Trump began by praising Moms for Liberty, a parental rights group that stands up to school boards across America, in the face of threats, violence, and protests.

“There is no earthly force more powerful than the love of a mother for her children,” Trump said. “You’ve taught the Left a lesson in school board races: Don’t mess with America’s moms.”

Trump, the front-runner in the race for the 2024 Republican presidential nomination, criticized progressives’ increased activism over gender ideology, hormonal treatments, child mutilation, critical race theory, and DEI (short for diversity, equity, and inclusion).

If elected, Trump promised, he would sign several executive orders forbidding federal funding for any school that teaches critical race theory. He also said he would order the FBI and Justice Department to investigate schools and universities with practices that allow racial discrimination.

Trump promised a moratorium on federal funding for any college or university that practices diversity, equity, and inclusion, as well as a “Day One executive order” banning federal agencies and the military from requiring or implementing DEI or LGBTQ+ activism.

Trump said he would forbid the FBI and Justice Department from labeling and investigating parents who express concerns at school board meetings as “domestic terrorists,” as President Joe Biden’s Justice Department  did during the COVID-19 pandemic.

Such policies, Trump said, were largely responsible for a breathtaking decline in students’ performance in reading and math.

Concerning debunked pandemic policy, he pledged that under a second Trump administration no federal funding would go to any institution, especially one of higher education, that enforced a mask or vaccine mandate.

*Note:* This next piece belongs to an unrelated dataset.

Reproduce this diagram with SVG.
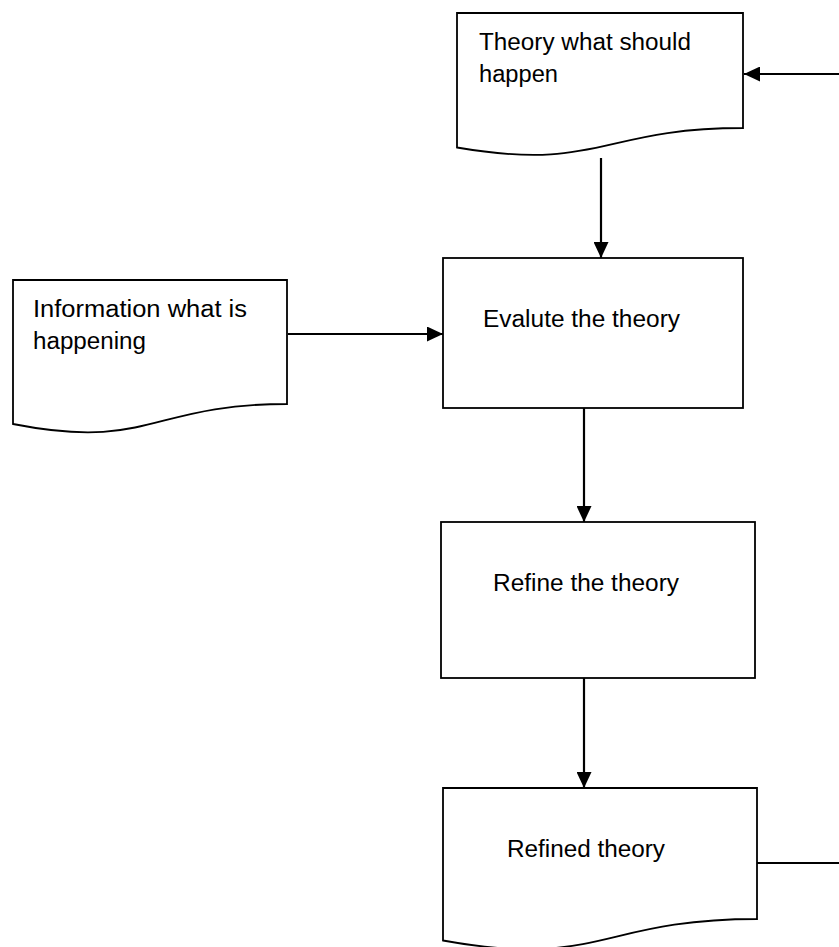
<svg xmlns="http://www.w3.org/2000/svg" width="839" height="947" viewBox="0 0 839 947">
  <defs>
    <marker id="arrow" viewBox="0 0 16 15" refX="16" refY="7.5" markerWidth="16" markerHeight="15" markerUnits="userSpaceOnUse" orient="auto">
      <path d="M0,0 L16,7.5 L0,15 Z" fill="#000"/>
    </marker>
    <style>
      .shape { fill: #fff; stroke: #000; stroke-width: 1.8; }
      .edge { fill: none; stroke: #000; stroke-width: 2.2; }
      .label { font-family: "Liberation Sans", Arial, sans-serif; font-size: 23px; fill: #000; }
    </style>
  </defs>
  <rect width="839" height="947" fill="#fff"/>

  <g id="connectors">
    <line class="edge" x1="839" y1="74" x2="744" y2="74" marker-end="url(#arrow)"/>
    <line class="edge" x1="601" y1="158" x2="601" y2="258" marker-end="url(#arrow)"/>
    <line class="edge" x1="288" y1="334" x2="443" y2="334" marker-end="url(#arrow)"/>
    <line class="edge" x1="584" y1="408" x2="584" y2="522" marker-end="url(#arrow)"/>
    <line class="edge" x1="584" y1="678" x2="584" y2="788" marker-end="url(#arrow)"/>
    <line class="edge" x1="757" y1="863" x2="839" y2="863"/>
  </g>

  <g id="theory-doc">
    <path class="shape" d="M457,13 H743 V128 C600,128 600,172 457,147.5 Z"/>
    <text class="label" x="479" y="50" textLength="212" lengthAdjust="spacingAndGlyphs">Theory what should</text>
    <text class="label" x="479" y="82" textLength="79" lengthAdjust="spacingAndGlyphs">happen</text>
  </g>

  <g id="information-doc">
    <path class="shape" d="M13,280 H287 V404 C150,404 150,451 13,424 Z"/>
    <text class="label" x="33" y="317" textLength="214" lengthAdjust="spacingAndGlyphs">Information what is</text>
    <text class="label" x="33" y="349" textLength="113" lengthAdjust="spacingAndGlyphs">happening</text>
  </g>

  <g id="evaluate">
    <rect class="shape" x="443" y="258" width="300" height="150"/>
    <text class="label" x="483" y="327" textLength="197" lengthAdjust="spacingAndGlyphs">Evalute the theory</text>
  </g>

  <g id="refine">
    <rect class="shape" x="441" y="522" width="314" height="156"/>
    <text class="label" x="493" y="591" textLength="186" lengthAdjust="spacingAndGlyphs">Refine the theory</text>
  </g>

  <g id="refined-doc">
    <path class="shape" d="M443,788 H757 V919 C600,919 600,969 443,940.5 Z"/>
    <text class="label" x="507" y="857" textLength="158" lengthAdjust="spacingAndGlyphs">Refined theory</text>
  </g>
</svg>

In remarks lasting just over an hour, Trump told his audience that he would appoint a presidential commission to investigate pharmaceutical companies that sold hormone-blocking medications intended for minors, and a separate commission to investigate the rise in chronic childhood diseases “over the last 10 years,” including autism and diabetes.

The former president also promised to classify any hospital that provided hormonal treatments or gender transition surgeries to minors as “failing to meet minimal health and safety standards”—thus cutting off any federal funding.

Trump became the second Republican presidential candidate to promise to drastically reduce the scope and power of the Department of Education.

“I’m going to push education back to the states,” Trump said to a standing ovation from the Moms for Liberty gathering.

Earlier this month, Florida Gov. Ron DeSantis suggested eliminating the department entirely.

Trump quipped that if becomes president again, the Education Department would become so small that “you could put it inside the Oval Office with me.”

He promised to give “preferential funding” to schools that ban tenure pay for K-12 teachers, adopt merit-based pay, and provide complete curricular transparency to parents. He promised “universal school choice” to all families, though he didn’t explain how he planned to do so.

Trump said he would like to institute a system in which principals of public schools would be “directly elected by parents,” so parents would be able to “fire” a principal they “didn’t like.”

The former president didn’t say how he would accomplish this, whether by executive order or asking Congress to pass legislation. But he suggested this would be the “ultimate form of local government.”

Trump derided violence in public schools, which, he said, “no one talks about” even as the safety of students and teachers is threatened by a lack of accountability and discipline.

He also promised to uphold Title IX protections for women in academics and keep men out of women’s sports. He derided recent incidents in which men who “transitioned” to women and entered women’s sports set records in track and weightlifting.

Although Trump pledged other massive changes in policy from immigration to foreign affairs, the Moms for Liberty attendees appeared ecstatic over the former president’s promises to swing the presidential bat on parents’ behalf.

Trump called for America’s education system to return to “reading and writing—it’s that simple.”

His promises indicate he’s willing to use federal funding and investigations as the carrot and stick to reach that goal.